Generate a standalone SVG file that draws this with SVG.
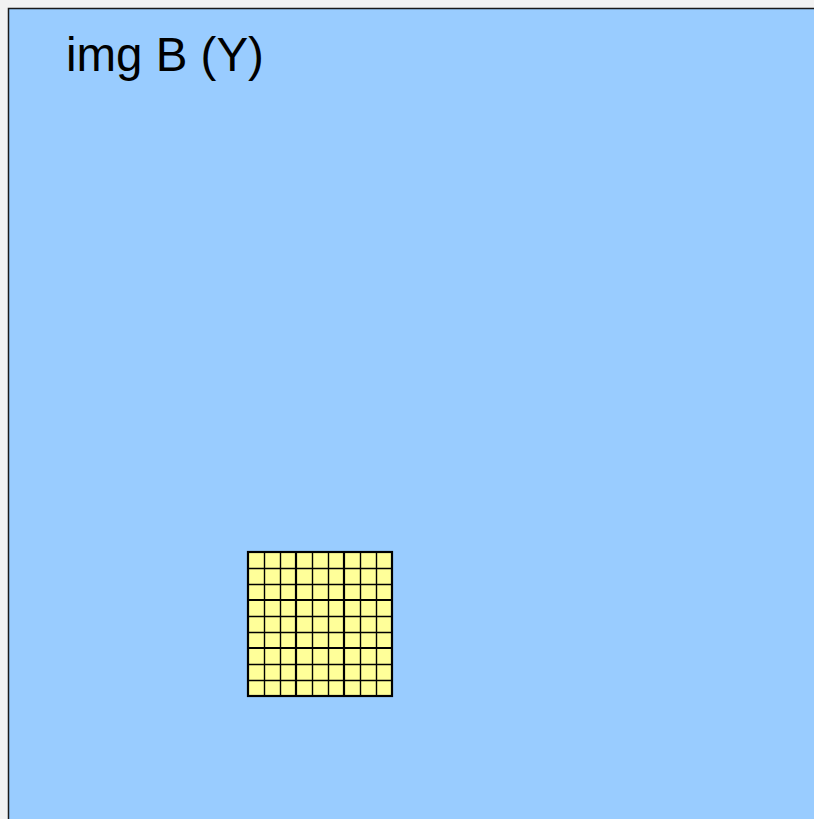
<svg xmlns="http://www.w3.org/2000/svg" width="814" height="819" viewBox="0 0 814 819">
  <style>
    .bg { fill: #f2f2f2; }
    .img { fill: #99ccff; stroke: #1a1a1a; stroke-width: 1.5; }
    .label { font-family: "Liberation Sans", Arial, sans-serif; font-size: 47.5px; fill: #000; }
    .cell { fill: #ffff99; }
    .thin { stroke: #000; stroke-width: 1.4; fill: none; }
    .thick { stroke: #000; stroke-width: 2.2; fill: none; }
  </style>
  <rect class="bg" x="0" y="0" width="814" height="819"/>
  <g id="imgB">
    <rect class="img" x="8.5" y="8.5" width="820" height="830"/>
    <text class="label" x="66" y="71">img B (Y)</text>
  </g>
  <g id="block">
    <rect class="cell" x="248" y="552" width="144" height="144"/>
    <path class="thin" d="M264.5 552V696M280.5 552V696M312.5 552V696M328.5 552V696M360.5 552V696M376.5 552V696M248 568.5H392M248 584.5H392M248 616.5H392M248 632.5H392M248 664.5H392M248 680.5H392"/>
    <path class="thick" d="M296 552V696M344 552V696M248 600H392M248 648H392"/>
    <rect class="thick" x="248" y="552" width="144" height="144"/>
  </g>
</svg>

Goal of the exercise –
Copy the listing over exactly, skipping the pictures it holds.

The response –
Generate a standalone SVG file that draws this with SVG.
<svg xmlns="http://www.w3.org/2000/svg" width="814" height="819" viewBox="0 0 814 819">
  <style>
    .bg { fill: #f2f2f2; }
    .img { fill: #99ccff; stroke: #1a1a1a; stroke-width: 1.5; }
    .label { font-family: "Liberation Sans", Arial, sans-serif; font-size: 47.5px; fill: #000; }
    .cell { fill: #ffff99; }
    .thin { stroke: #000; stroke-width: 1.4; fill: none; }
    .thick { stroke: #000; stroke-width: 2.2; fill: none; }
  </style>
  <rect class="bg" x="0" y="0" width="814" height="819"/>
  <g id="imgB">
    <rect class="img" x="8.5" y="8.5" width="820" height="830"/>
    <text class="label" x="66" y="71">img B (Y)</text>
  </g>
  <g id="block">
    <rect class="cell" x="248" y="552" width="144" height="144"/>
    <path class="thin" d="M264.5 552V696M280.5 552V696M312.5 552V696M328.5 552V696M360.5 552V696M376.5 552V696M248 568.5H392M248 584.5H392M248 616.5H392M248 632.5H392M248 664.5H392M248 680.5H392"/>
    <path class="thick" d="M296 552V696M344 552V696M248 600H392M248 648H392"/>
    <rect class="thick" x="248" y="552" width="144" height="144"/>
  </g>
</svg>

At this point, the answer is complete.